Iowa Tea Partiers Eye Palin, Jindal, Pence, Organizer Says
Tea-party support figures to be a hot commodity for Republicans running for president in 2012, and, according to an Iowa tea party organizer, the three leading contenders to win the backing of tea partiers in the first caucus state are Sarah Palin, Louisiana Gov. Bobby Jindal, and House Republican Conference Chairman Mike Pence (IN).
"There's a list of people I know us as tea partiers have in mind that we would love to see, however some of them aren't necessarily the first people on the list for everybody," Ryan Rhodes, the Iowa chairman of Tea Party Patriots, the most prominent national network of tea party activists, told me over the phone this week.
Palin, Jindal, and Pence are the three most talked about among the Iowa tea party activists, Rhodes says, in addition--caveat for the critical reader--to being his own favorites. "If any one of those three would ask me tomorrow to get on board, those are the three I would support," said Rhodes, who is also working on Republican Dave Funk's 2010 challenge to Rep. Leonard Boswell (D-IA). Rhodes also admits he "may have started those rumblings" when it comes to Pence.
Rhodes says he has around 10,000 tea party activists and supporters in his contact list statewide--which, if unified behind a single candidate in Iowa, could make the tea party movement a factor in determining who wins the state and ultimately, given Iowa's significance, the Republican presidential nomination.
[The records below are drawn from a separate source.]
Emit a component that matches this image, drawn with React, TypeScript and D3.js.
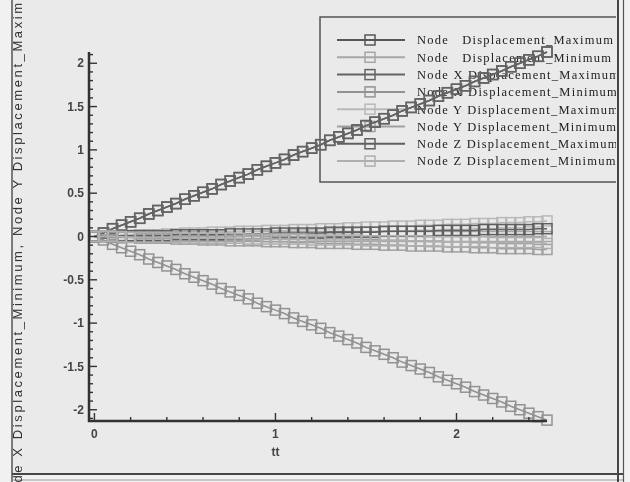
import React, { useEffect, useRef } from 'react';
import * as d3 from 'd3';

// time steps (t)
const time = [
  0, 0.05, 0.1, 0.15, 0.2, 0.25, 0.3, 0.35, 0.4, 0.45,
  0.5, 0.55, 0.6, 0.65, 0.7, 0.75, 0.8, 0.85, 0.9, 0.95,
  1, 1.05, 1.1, 1.15, 1.2, 1.25, 1.3, 1.35, 1.4, 1.45,
  1.5, 1.55, 1.6, 1.65, 1.7, 1.75, 1.8, 1.85, 1.9, 1.95,
  2, 2.05, 2.1, 2.15, 2.2, 2.25, 2.3, 2.35, 2.4, 2.45,
  2.5,
];

const dispMax = [
  0, 0.04, 0.09, 0.13, 0.17, 0.21, 0.26, 0.30, 0.34, 0.38,
  0.43, 0.47, 0.51, 0.55, 0.60, 0.64, 0.68, 0.72, 0.77, 0.81,
  0.85, 0.89, 0.94, 0.98, 1.02, 1.06, 1.11, 1.15, 1.19, 1.23,
  1.28, 1.32, 1.36, 1.40, 1.45, 1.49, 1.53, 1.57, 1.62, 1.66,
  1.70, 1.74, 1.79, 1.83, 1.87, 1.91, 1.96, 2.00, 2.04, 2.08,
  2.13,
];

const dispMin = [
  0, 0, 0, 0, 0, 0, 0, 0, 0, 0,
  0, 0, 0, 0, 0, 0, 0, 0, 0, 0,
  0, 0, 0, 0, 0, 0, 0, 0, 0, 0,
  0, 0, 0, 0, 0, 0, 0, 0, 0, 0,
  0, 0, 0, 0, 0, 0, 0, 0, 0, 0,
  0,
];

const xDispMax = [
  0, 0.04, 0.09, 0.13, 0.17, 0.21, 0.26, 0.30, 0.34, 0.38,
  0.43, 0.47, 0.51, 0.55, 0.60, 0.64, 0.68, 0.72, 0.77, 0.81,
  0.85, 0.89, 0.94, 0.98, 1.02, 1.06, 1.11, 1.15, 1.19, 1.23,
  1.28, 1.32, 1.36, 1.40, 1.45, 1.49, 1.53, 1.57, 1.62, 1.66,
  1.70, 1.74, 1.79, 1.83, 1.87, 1.91, 1.96, 2.00, 2.04, 2.08,
  2.13,
];

const xDispMin = [
  0, -0.04, -0.09, -0.13, -0.17, -0.21, -0.26, -0.30, -0.34, -0.38,
  -0.43, -0.47, -0.51, -0.55, -0.60, -0.64, -0.68, -0.72, -0.77, -0.81,
  -0.85, -0.89, -0.94, -0.98, -1.02, -1.06, -1.11, -1.15, -1.19, -1.23,
  -1.28, -1.32, -1.36, -1.40, -1.45, -1.49, -1.53, -1.57, -1.62, -1.66,
  -1.70, -1.74, -1.79, -1.83, -1.87, -1.91, -1.96, -2.00, -2.04, -2.08,
  -2.12,
];

const yDispMax = [
  0, 0.00, 0.01, 0.01, 0.01, 0.02, 0.02, 0.02, 0.03, 0.03,
  0.04, 0.04, 0.04, 0.05, 0.05, 0.05, 0.06, 0.06, 0.06, 0.07,
  0.07, 0.07, 0.08, 0.08, 0.08, 0.09, 0.09, 0.09, 0.10, 0.10,
  0.11, 0.11, 0.11, 0.12, 0.12, 0.12, 0.13, 0.13, 0.13, 0.14,
  0.14, 0.14, 0.15, 0.15, 0.15, 0.16, 0.16, 0.16, 0.17, 0.17,
  0.18,
];

const yDispMin = [
  0, 0.00, -0.01, -0.01, -0.01, -0.02, -0.02, -0.02, -0.02, -0.03,
  -0.03, -0.03, -0.04, -0.04, -0.04, -0.05, -0.05, -0.05, -0.05, -0.06,
  -0.06, -0.06, -0.07, -0.07, -0.07, -0.08, -0.08, -0.08, -0.08, -0.09,
  -0.09, -0.09, -0.10, -0.10, -0.10, -0.11, -0.11, -0.11, -0.11, -0.12,
  -0.12, -0.12, -0.13, -0.13, -0.13, -0.14, -0.14, -0.14, -0.14, -0.15,
  -0.15,
];

const zDispMax = [
  0, 0.00, 0.00, 0.01, 0.01, 0.01, 0.01, 0.01, 0.01, 0.02,
  0.02, 0.02, 0.02, 0.02, 0.02, 0.03, 0.03, 0.03, 0.03, 0.03,
  0.04, 0.04, 0.04, 0.04, 0.04, 0.04, 0.05, 0.05, 0.05, 0.05,
  0.05, 0.05, 0.06, 0.06, 0.06, 0.06, 0.06, 0.06, 0.07, 0.07,
  0.07, 0.07, 0.07, 0.08, 0.08, 0.08, 0.08, 0.08, 0.08, 0.09,
  0.09,
];

const zDispMin = [
  0, 0.00, 0.00, 0.00, -0.01, -0.01, -0.01, -0.01, -0.01, -0.01,
  -0.02, -0.02, -0.02, -0.02, -0.02, -0.02, -0.02, -0.03, -0.03, -0.03,
  -0.03, -0.03, -0.03, -0.03, -0.04, -0.04, -0.04, -0.04, -0.04, -0.04,
  -0.05, -0.05, -0.05, -0.05, -0.05, -0.05, -0.05, -0.06, -0.06, -0.06,
  -0.06, -0.06, -0.06, -0.06, -0.07, -0.07, -0.07, -0.07, -0.07, -0.07,
  -0.08,
];

const seriesNames = [
  'Node   Displacement_Maximum',
  'Node   Displacement_Minimum',
  'Node X Displacement_Maximum',
  'Node X Displacement_Minimum',
  'Node Y Displacement_Maximum',
  'Node Y Displacement_Minimum',
  'Node Z Displacement_Maximum',
  'Node Z Displacement_Minimum',
];
const seriesValues = [dispMax, dispMin, xDispMax, xDispMin, yDispMax, yDispMin, zDispMax, zDispMin];
const seriesColors = ['#575757', '#a6a6a6', '#646464', '#929292', '#b9b9b9', '#a0a0a0', '#5f5f5f', '#afafaf'];

const yTicks = [-2, -1.5, -1, -0.5, 0, 0.5, 1, 1.5, 2];
const xTicks = [0, 1, 2];
const xLabel = 'tt';
const yLabel = [
  'Node Displacement_Maximum', 'Node Displacement_Minimum',
  'Node X Displacement_Maximum', 'Node X Displacement_Minimum',
  'Node Y Displacement_Maximum', 'Node Y Displacement_Minimum',
  'Node Z Displacement_Maximum', 'Node Z Displacement_Minimum',
].join(', ');

function App() {
  const ref = useRef<SVGSVGElement>(null);
  const width = 630;
  const height = 482;

  useEffect(() => {
    const svg = d3.select(ref.current);
    svg.selectAll('*').remove();

    const x = d3.scaleLinear().domain([-0.03, 2.5]).range([89, 547]);
    const y = d3.scaleLinear().domain([-2.13, 2.13]).range([421, 52]);
    const ink = '#333';

    const defs = svg.append('defs');
    defs.append('filter').attr('id', 'soft')
      .append('feGaussianBlur').attr('stdDeviation', 0.6);
    defs.append('clipPath').attr('id', 'frameClip')
      .append('rect').attr('x', 0).attr('y', 0).attr('width', 616).attr('height', 473);

    svg.append('rect').attr('width', width).attr('height', height).attr('fill', '#f1f1f1');
    svg.append('rect').attr('x', 12).attr('y', 0).attr('width', 606).attr('height', 474).attr('fill', '#eaeaea');

    const g = svg.append('g').attr('filter', 'url(#soft)');

    // frame
    g.append('line').attr('x1', 12).attr('x2', 12).attr('y1', 0).attr('y2', 482)
      .attr('stroke', '#555').attr('stroke-width', 1.5);
    g.append('line').attr('x1', 12).attr('x2', 623).attr('y1', 474).attr('y2', 474)
      .attr('stroke', '#444').attr('stroke-width', 2);
    g.append('line').attr('x1', 12).attr('x2', 623).attr('y1', 480).attr('y2', 480)
      .attr('stroke', '#999').attr('stroke-width', 1);
    g.append('line').attr('x1', 618).attr('x2', 618).attr('y1', 0).attr('y2', 482)
      .attr('stroke', '#444').attr('stroke-width', 2);
    g.append('line').attr('x1', 623.5).attr('x2', 623.5).attr('y1', 0).attr('y2', 482)
      .attr('stroke', '#555').attr('stroke-width', 1.2);

    // y axis label (long, clipped by the window like the original)
    g.append('text')
      .attr('transform', 'translate(22,226) rotate(-90)')
      .attr('text-anchor', 'middle')
      .style('font-family', '"Liberation Sans", Arial, sans-serif')
      .style('font-size', '13px')
      .style('letter-spacing', '2.6px')
      .attr('fill', '#333')
      .text(yLabel);

    // legend
    const leg = g.append('g').attr('clip-path', 'url(#frameClip)');
    leg.append('rect').attr('x', 320).attr('y', 17).attr('width', 298).attr('height', 165)
      .attr('fill', 'none').attr('stroke', '#555').attr('stroke-width', 1.5);
    const item = leg.selectAll('.item')
      .data(seriesNames)
      .enter().append('g')
      .attr('class', 'item')
      .attr('transform', (d, i) => `translate(0,${40 + i * 17.3})`);
    item.append('line').attr('x1', 337).attr('x2', 405)
      .attr('stroke', (d, i) => seriesColors[i]).attr('stroke-width', 2);
    item.append('rect').attr('x', 365).attr('y', -5).attr('width', 10).attr('height', 10)
      .attr('fill', 'none').attr('stroke', (d, i) => seriesColors[i]).attr('stroke-width', 1.5);
    item.append('text')
      .attr('x', 417).attr('dy', '0.35em')
      .attr('xml:space', 'preserve')
      .style('white-space', 'pre')
      .style('font-family', '"Liberation Serif", "Times New Roman", serif')
      .style('font-size', '12.5px')
      .style('letter-spacing', '1.25px')
      .attr('fill', '#222')
      .text(d => d);

    // series
    const line = d3.line<number>()
      .x((d, i) => x(time[i]))
      .y(d => y(d));
    seriesValues.forEach((vals, s) => {
      const sg = g.append('g');
      sg.append('path')
        .datum(vals)
        .attr('d', line)
        .attr('fill', 'none')
        .attr('stroke', seriesColors[s])
        .attr('stroke-width', 1.6);
      sg.selectAll('rect')
        .data(vals)
        .enter().append('rect')
        .attr('x', (d, i) => x(time[i]) - 5)
        .attr('y', d => y(d) - 5)
        .attr('width', 10)
        .attr('height', 10)
        .attr('fill', 'none')
        .attr('stroke', seriesColors[s])
        .attr('stroke-width', 1.5);
    });

    // axes
    const axes = g.append('g').attr('stroke', ink);
    axes.append('line').attr('x1', 89).attr('x2', 89).attr('y1', y.range()[1]).attr('y2', y.range()[0] + 1)
      .attr('stroke-width', 2.5);
    axes.append('line').attr('x1', 88).attr('x2', x.range()[1]).attr('y1', 421).attr('y2', 421)
      .attr('stroke-width', 2.5);

    axes.selectAll('.ymin').data(d3.range(-21, 22)).enter().append('line')
      .attr('x1', 89).attr('x2', d => (d % 5 === 0 ? 97 : 93))
      .attr('y1', d => y(d / 10)).attr('y2', d => y(d / 10))
      .attr('stroke-width', 1.4);
    axes.selectAll('.xmin').data(d3.range(0, 13)).enter().append('line')
      .attr('x1', d => x(d / 5)).attr('x2', d => x(d / 5))
      .attr('y1', 421).attr('y2', d => (d % 5 === 0 ? 413 : 417))
      .attr('stroke-width', 1.4);

    g.selectAll('.ylab').data(yTicks).enter().append('text')
      .attr('x', 84).attr('y', d => y(d)).attr('dy', '0.35em')
      .attr('text-anchor', 'end')
      .style('font-family', '"Liberation Sans", Arial, sans-serif')
      .style('font-size', '12px').style('font-weight', 'bold')
      .attr('fill', '#444')
      .text(d => d);
    g.selectAll('.xlab').data(xTicks).enter().append('text')
      .attr('x', d => x(d)).attr('y', 434).attr('dy', '0.35em')
      .attr('text-anchor', 'middle')
      .style('font-family', '"Liberation Sans", Arial, sans-serif')
      .style('font-size', '12px').style('font-weight', 'bold')
      .attr('fill', '#444')
      .text(d => d);
    g.append('text')
      .attr('x', x(1)).attr('y', 452).attr('dy', '0.35em')
      .attr('text-anchor', 'middle')
      .style('font-family', '"Liberation Sans", Arial, sans-serif')
      .style('font-size', '12px').style('font-weight', 'bold')
      .attr('fill', '#444')
      .text(xLabel);
  }, []);

  return (
    <div style={{ position: 'fixed', left: 0, top: 0 }}>
      <svg ref={ref} width={width} height={height} style={{ display: 'block' }}></svg>
    </div>
  );
}

export default App;
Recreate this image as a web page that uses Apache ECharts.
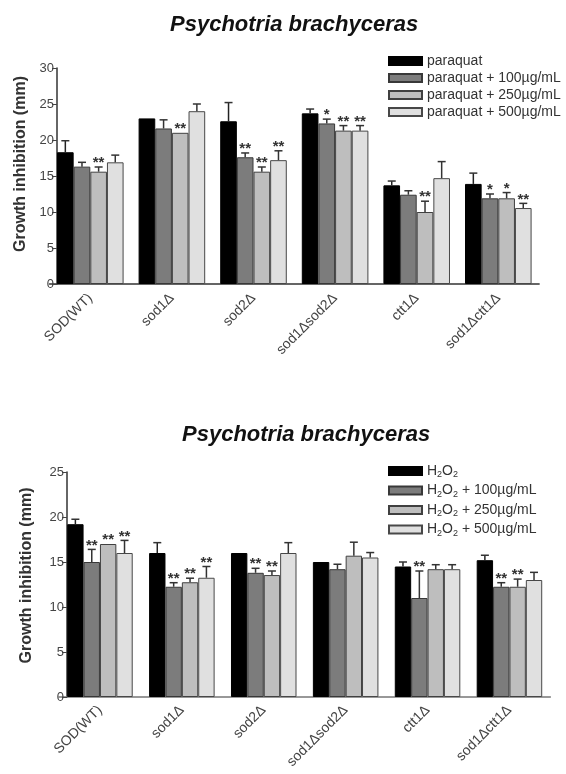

Since 2008, Iowa has been thought of as Huckabee country, after the former Arkansas governor came up with a surprise win in the caucuses over Mitt Romney and John McCain.
"There are a lot of people involved [in the tea party movement] that are big Huckabee people. I think that's waned a lot, especially in the last couple weeks," Rhodes said, as controversy unfolded over Huckabee's commutation of Maurice Clemmons' prison sentence, after Clemmons shot and killed four police officers outside Seattle.
"Some of the people I know who are his biggest supporters...some of them are questioning whether or not he should run," Rhodes said.
Mitt Romney, who ran an aggressive campaign against Huckabee and McCain in Iowa in 2008, also has a good deal of support, Rhodes said, and there's some "bad blood" between Huckabee and Romney supporters--which, according to Rhodes, might detract from both the former governors' chances (and the climate of Iowa Republican politics) should both decide to run.
Another candidate who's generated discussion among tea party activists, according to Rhodes, is Sen. John Thune (R-SD), who has not been included in the consensus list of Republicans purportedly interested in running. Some conservatives are starting to get excited, however, about the possibility of a Thune run.
As far as other contenders go, Rhodes says Minnesota Gov. Tim Pawlenty faces the challenges of low name recognition and possible associations with the GOP establishment; House Minority Whip Eric Cantor (VA) suffers from having supported Republican candidate Dede Scozzafava (along with other GOP leaders, other than Pence) in New York's 23rd district special election before Conservative Doug Hoffman surged and Scozzafava dropped out; and some people like Sen. Rick Santorum (PA), but he hasn't generated buzz.
Mississippi Gov. Haley Barbour and former House Speaker Newt Gingrich are at the bottom of the tea partiers' list.
With so far to go until 2012, it's hard to predict where affiliations will lie at that point. Candidates like Pawlenty, Santorum, Cantor, and Thune (should he become more interested) will have time to introduce themselves to Iowa conservatives, and things could change if either Huckabee or Romney decides not to run.